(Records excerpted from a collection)
-------
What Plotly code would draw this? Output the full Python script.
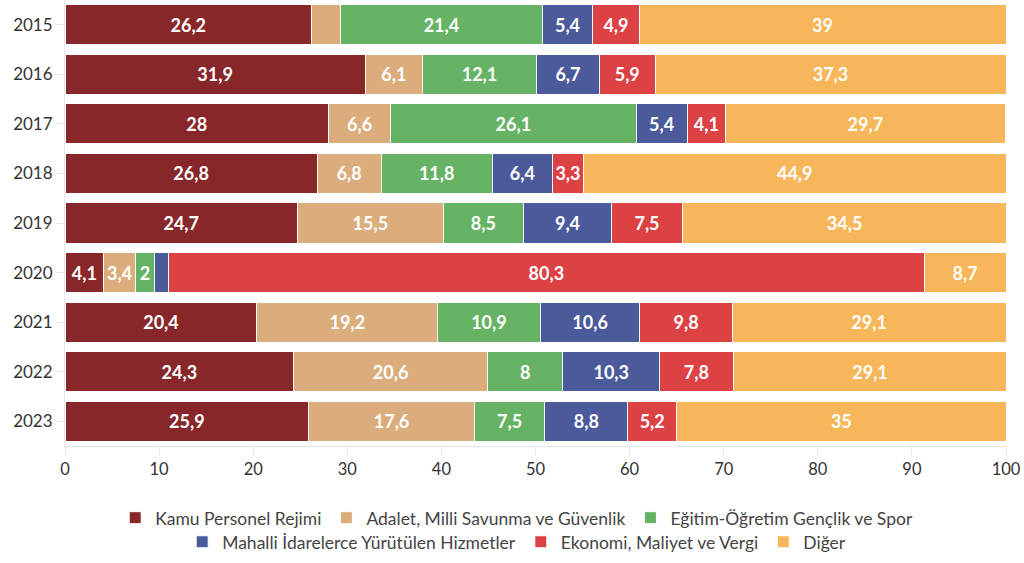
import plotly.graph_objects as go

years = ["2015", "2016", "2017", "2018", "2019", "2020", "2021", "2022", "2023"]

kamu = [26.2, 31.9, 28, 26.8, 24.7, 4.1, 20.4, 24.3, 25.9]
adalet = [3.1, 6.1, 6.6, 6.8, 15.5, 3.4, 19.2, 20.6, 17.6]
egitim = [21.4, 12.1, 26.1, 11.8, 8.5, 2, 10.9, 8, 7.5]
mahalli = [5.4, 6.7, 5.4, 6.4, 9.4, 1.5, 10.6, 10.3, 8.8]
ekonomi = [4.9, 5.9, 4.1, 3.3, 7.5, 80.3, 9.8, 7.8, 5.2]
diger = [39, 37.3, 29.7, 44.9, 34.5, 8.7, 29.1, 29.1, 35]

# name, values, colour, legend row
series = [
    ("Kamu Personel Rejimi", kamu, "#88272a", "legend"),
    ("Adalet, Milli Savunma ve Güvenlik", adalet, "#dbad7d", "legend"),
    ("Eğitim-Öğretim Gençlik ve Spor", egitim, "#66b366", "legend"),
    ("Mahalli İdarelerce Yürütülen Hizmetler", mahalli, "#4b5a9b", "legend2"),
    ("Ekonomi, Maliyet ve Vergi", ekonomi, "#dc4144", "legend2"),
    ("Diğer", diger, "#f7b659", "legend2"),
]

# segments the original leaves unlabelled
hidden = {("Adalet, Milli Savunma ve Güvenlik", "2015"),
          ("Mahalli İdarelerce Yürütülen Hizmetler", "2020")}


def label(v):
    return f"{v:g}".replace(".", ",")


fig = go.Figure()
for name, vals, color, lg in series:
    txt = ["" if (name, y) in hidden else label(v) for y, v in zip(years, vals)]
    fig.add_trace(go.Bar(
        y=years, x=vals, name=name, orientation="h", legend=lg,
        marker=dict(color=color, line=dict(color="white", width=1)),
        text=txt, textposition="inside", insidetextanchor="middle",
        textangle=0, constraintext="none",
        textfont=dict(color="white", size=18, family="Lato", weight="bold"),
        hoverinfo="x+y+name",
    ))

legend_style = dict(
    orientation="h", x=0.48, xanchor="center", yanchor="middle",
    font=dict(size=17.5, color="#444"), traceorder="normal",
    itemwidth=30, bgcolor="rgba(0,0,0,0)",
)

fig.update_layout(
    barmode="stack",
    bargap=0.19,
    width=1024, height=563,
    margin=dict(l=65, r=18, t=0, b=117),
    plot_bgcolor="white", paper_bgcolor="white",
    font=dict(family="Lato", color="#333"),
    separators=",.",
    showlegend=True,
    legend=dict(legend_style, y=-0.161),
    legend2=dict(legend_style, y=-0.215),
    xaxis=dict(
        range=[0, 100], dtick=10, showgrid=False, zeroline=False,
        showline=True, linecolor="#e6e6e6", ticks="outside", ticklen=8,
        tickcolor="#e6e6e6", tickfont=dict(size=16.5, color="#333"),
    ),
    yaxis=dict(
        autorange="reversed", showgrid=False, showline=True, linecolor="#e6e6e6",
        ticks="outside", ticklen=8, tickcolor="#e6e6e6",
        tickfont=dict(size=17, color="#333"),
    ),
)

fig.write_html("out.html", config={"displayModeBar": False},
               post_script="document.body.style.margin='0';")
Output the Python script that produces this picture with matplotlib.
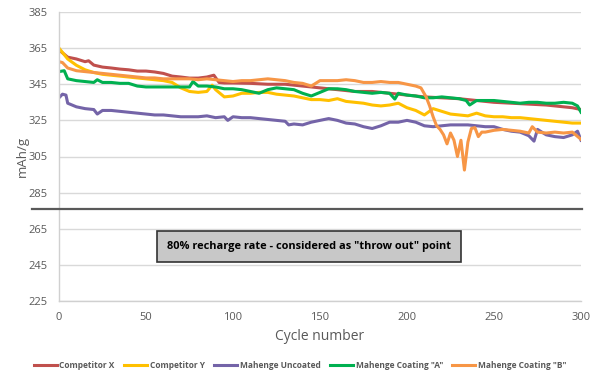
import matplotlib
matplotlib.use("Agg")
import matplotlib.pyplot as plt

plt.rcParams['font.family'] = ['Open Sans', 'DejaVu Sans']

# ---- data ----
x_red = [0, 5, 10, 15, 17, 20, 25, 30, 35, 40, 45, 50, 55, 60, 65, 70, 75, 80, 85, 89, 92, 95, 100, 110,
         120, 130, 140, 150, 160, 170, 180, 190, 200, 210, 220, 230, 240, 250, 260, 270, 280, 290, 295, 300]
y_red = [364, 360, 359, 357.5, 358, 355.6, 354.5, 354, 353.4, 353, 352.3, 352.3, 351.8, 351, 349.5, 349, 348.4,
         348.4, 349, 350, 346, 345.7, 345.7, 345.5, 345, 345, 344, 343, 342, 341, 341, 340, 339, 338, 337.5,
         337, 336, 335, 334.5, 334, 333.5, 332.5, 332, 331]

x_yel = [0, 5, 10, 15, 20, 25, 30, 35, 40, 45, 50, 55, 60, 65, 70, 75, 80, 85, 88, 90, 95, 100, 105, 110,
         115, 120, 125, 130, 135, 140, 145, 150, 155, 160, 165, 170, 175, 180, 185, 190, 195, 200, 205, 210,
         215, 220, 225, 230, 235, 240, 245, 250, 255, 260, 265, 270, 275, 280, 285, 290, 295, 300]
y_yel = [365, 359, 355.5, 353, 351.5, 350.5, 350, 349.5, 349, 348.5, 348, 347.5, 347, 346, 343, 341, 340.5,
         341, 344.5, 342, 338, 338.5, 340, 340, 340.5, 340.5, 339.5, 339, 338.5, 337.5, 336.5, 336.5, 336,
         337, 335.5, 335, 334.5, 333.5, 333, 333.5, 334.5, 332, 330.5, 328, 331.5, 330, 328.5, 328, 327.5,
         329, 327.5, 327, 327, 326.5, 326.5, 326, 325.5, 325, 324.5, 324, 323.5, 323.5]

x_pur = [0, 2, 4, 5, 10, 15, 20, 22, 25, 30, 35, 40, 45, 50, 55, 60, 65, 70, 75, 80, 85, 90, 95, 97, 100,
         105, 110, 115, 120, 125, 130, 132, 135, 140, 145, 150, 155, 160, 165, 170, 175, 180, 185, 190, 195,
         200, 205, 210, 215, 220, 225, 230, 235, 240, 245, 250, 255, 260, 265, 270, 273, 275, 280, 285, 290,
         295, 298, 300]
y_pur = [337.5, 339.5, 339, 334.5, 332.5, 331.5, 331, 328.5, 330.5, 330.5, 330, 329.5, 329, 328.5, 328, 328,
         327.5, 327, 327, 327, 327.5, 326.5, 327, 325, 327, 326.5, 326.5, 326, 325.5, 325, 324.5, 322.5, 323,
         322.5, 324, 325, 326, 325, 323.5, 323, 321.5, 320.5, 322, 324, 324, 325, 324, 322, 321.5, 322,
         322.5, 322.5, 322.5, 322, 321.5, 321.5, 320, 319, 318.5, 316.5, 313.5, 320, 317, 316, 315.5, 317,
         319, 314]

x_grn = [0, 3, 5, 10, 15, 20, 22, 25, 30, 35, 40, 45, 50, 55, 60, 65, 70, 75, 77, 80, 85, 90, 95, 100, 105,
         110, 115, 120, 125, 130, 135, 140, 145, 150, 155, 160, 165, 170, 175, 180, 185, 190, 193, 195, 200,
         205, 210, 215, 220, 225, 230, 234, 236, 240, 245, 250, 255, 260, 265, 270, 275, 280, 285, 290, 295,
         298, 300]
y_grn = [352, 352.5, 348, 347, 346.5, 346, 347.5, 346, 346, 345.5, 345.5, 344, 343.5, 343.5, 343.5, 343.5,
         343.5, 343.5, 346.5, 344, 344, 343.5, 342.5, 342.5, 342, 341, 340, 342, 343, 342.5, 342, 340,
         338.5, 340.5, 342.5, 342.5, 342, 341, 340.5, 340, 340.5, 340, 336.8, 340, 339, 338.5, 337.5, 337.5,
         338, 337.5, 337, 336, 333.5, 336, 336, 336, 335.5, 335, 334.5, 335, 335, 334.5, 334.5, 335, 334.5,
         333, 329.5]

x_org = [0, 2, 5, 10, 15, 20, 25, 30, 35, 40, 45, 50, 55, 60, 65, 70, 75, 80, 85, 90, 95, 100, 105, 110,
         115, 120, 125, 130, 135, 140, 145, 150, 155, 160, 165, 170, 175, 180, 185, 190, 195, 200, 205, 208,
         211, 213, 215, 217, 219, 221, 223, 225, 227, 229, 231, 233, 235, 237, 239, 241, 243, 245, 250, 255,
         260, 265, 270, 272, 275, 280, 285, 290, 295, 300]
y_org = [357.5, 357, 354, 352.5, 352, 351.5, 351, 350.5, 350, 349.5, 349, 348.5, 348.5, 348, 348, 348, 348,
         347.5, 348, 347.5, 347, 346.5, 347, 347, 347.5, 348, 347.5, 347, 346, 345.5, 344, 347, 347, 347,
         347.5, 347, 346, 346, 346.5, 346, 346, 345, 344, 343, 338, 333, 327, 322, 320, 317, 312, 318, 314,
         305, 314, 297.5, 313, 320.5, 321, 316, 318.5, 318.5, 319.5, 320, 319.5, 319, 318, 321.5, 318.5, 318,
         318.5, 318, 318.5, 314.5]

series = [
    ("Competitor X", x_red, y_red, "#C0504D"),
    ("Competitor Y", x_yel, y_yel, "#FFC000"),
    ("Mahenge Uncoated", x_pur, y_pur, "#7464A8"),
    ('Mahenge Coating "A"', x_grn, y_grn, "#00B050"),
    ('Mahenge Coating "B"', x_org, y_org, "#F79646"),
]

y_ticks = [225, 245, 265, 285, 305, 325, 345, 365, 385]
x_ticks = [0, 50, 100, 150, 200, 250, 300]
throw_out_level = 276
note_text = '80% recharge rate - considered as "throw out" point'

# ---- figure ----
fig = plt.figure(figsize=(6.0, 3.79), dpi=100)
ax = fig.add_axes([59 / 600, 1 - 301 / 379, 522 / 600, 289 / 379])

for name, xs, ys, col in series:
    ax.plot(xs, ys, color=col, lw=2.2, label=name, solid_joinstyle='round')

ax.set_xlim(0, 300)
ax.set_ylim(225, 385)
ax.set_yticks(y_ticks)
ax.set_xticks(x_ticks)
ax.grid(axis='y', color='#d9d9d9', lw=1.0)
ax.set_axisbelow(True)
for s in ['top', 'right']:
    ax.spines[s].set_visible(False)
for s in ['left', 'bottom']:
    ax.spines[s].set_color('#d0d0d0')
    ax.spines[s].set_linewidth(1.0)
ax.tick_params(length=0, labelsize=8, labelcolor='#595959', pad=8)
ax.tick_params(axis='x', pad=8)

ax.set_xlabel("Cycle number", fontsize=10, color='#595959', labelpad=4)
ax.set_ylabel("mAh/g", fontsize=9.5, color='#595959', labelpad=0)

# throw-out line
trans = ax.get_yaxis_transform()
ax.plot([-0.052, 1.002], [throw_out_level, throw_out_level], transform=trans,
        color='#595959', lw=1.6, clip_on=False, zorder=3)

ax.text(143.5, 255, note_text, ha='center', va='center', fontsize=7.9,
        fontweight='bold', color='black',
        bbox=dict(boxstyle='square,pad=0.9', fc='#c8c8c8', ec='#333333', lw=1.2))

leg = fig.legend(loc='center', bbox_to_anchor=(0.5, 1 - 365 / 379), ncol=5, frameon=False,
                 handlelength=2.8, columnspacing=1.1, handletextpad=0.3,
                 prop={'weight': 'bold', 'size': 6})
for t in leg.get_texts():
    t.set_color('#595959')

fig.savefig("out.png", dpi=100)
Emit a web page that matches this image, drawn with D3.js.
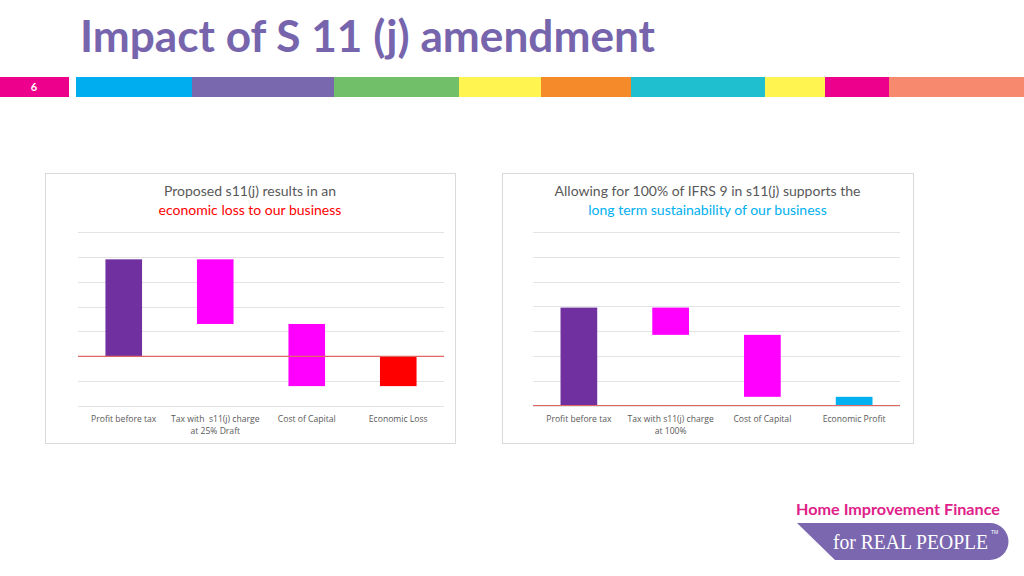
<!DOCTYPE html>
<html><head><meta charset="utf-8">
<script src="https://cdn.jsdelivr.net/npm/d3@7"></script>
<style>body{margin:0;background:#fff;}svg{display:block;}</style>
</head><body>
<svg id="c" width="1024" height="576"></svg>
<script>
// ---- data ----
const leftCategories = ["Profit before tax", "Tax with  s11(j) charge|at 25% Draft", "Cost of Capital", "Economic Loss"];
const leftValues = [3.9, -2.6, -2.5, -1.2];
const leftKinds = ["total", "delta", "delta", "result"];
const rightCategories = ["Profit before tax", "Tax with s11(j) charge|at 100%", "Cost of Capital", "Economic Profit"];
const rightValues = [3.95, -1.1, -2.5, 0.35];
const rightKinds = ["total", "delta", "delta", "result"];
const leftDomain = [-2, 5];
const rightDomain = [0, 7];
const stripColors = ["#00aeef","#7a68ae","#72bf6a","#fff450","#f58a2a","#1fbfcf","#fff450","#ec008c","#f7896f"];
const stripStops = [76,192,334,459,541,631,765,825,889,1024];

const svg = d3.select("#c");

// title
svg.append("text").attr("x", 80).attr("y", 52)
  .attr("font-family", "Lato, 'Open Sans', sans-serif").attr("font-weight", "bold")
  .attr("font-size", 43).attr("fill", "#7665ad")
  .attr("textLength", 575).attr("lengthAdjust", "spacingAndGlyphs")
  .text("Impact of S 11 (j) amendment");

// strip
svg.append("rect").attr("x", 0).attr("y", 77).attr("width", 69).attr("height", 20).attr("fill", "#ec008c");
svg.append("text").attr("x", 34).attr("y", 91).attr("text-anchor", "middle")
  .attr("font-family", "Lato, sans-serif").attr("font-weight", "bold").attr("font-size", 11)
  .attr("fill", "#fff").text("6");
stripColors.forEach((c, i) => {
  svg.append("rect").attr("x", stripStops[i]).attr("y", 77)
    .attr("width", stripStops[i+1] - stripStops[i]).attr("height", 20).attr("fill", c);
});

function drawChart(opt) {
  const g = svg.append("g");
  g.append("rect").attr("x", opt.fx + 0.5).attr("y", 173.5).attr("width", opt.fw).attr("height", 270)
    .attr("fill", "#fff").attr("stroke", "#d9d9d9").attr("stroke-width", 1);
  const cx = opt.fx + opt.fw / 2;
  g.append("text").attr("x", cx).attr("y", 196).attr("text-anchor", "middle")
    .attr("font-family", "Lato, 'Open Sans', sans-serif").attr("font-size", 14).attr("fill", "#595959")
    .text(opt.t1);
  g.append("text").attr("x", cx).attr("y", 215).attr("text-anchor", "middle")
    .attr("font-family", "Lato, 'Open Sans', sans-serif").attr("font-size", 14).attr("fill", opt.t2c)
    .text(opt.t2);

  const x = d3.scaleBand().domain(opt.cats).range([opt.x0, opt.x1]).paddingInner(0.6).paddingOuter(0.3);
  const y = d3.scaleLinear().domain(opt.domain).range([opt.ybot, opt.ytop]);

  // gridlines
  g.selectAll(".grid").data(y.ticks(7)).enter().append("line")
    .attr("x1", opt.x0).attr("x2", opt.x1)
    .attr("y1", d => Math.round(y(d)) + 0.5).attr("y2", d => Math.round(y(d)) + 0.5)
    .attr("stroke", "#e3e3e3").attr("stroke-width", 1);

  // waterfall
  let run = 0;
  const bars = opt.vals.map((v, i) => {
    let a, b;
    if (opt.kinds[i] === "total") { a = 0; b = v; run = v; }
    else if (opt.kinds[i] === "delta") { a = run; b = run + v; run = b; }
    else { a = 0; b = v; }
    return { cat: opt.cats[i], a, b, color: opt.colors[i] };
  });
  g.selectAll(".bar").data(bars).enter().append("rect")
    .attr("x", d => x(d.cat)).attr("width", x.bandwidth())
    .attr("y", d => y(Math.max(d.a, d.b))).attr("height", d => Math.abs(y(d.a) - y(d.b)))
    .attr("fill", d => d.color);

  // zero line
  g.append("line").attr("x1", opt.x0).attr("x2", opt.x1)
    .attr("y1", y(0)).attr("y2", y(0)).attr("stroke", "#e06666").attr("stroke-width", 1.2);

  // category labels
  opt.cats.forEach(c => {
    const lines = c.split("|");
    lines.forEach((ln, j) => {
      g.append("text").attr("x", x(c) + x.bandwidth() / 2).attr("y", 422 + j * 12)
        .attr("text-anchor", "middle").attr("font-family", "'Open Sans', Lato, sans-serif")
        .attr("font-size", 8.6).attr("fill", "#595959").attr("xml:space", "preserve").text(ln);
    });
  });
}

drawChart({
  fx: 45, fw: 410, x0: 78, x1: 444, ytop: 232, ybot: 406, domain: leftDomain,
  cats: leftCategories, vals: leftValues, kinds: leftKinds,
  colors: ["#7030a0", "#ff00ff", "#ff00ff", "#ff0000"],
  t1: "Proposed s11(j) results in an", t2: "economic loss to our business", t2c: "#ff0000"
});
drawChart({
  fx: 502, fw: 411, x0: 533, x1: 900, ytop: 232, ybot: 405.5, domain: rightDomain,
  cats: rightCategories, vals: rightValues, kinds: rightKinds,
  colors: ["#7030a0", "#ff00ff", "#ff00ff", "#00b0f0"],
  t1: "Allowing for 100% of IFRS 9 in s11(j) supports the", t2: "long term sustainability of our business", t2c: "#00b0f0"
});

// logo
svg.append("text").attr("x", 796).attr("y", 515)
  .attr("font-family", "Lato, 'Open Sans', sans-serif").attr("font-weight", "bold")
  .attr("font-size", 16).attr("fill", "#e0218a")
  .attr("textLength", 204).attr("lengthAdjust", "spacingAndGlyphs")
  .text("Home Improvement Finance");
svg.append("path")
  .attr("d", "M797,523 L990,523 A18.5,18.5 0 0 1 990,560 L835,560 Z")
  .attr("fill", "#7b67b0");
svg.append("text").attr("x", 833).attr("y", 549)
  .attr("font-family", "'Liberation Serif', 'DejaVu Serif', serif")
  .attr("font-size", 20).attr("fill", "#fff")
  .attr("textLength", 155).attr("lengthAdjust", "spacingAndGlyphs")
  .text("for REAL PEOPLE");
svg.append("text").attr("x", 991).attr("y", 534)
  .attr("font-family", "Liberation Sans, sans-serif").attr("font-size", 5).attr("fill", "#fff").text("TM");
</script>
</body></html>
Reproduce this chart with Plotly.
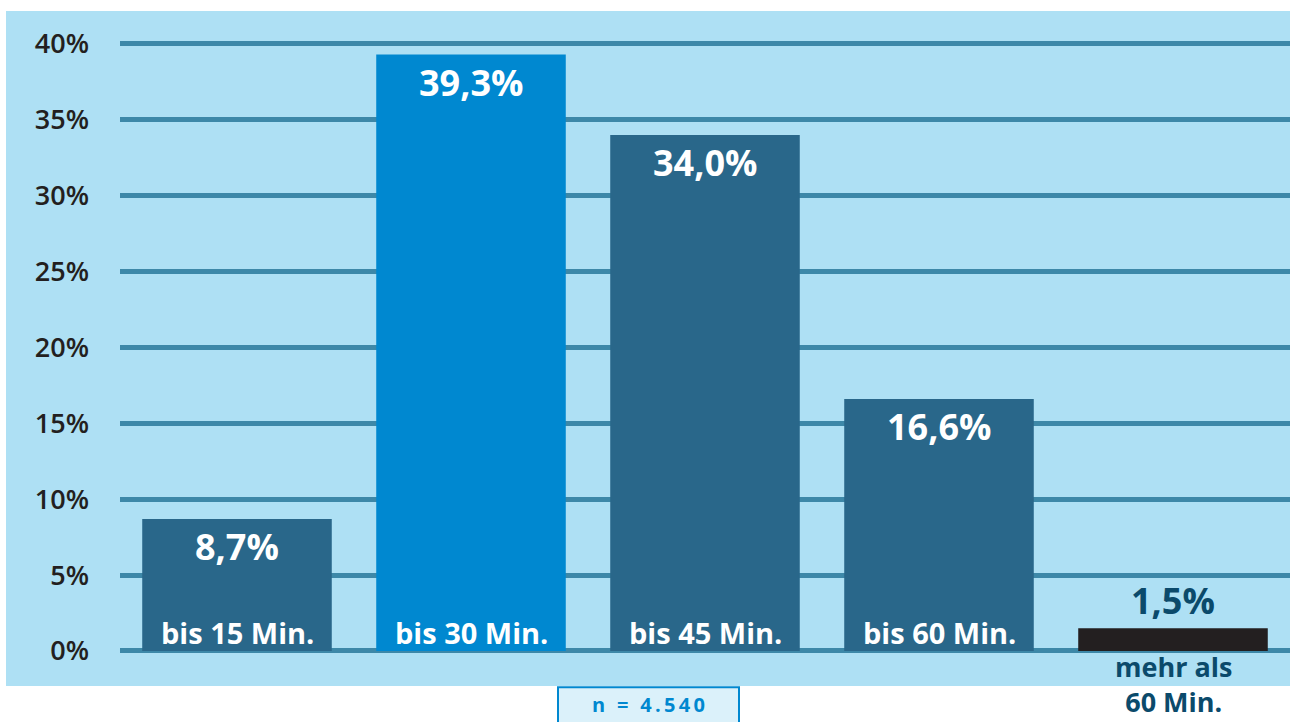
-------
▸ **What to produce**:
Lines of the material that contain the word "with" are to be gathered.

▸ **Solution**:
Output the Python script that produces this picture with matplotlib.
Emit a web page that matches this image, drawn with D3.js.
const leftCategories = ["Profit before tax", "Tax with  s11(j) charge|at 25% Draft", "Cost of Capital", "Economic Loss"];
const rightCategories = ["Profit before tax", "Tax with s11(j) charge|at 100%", "Cost of Capital", "Economic Profit"];
Reproduce this chart with Plotly.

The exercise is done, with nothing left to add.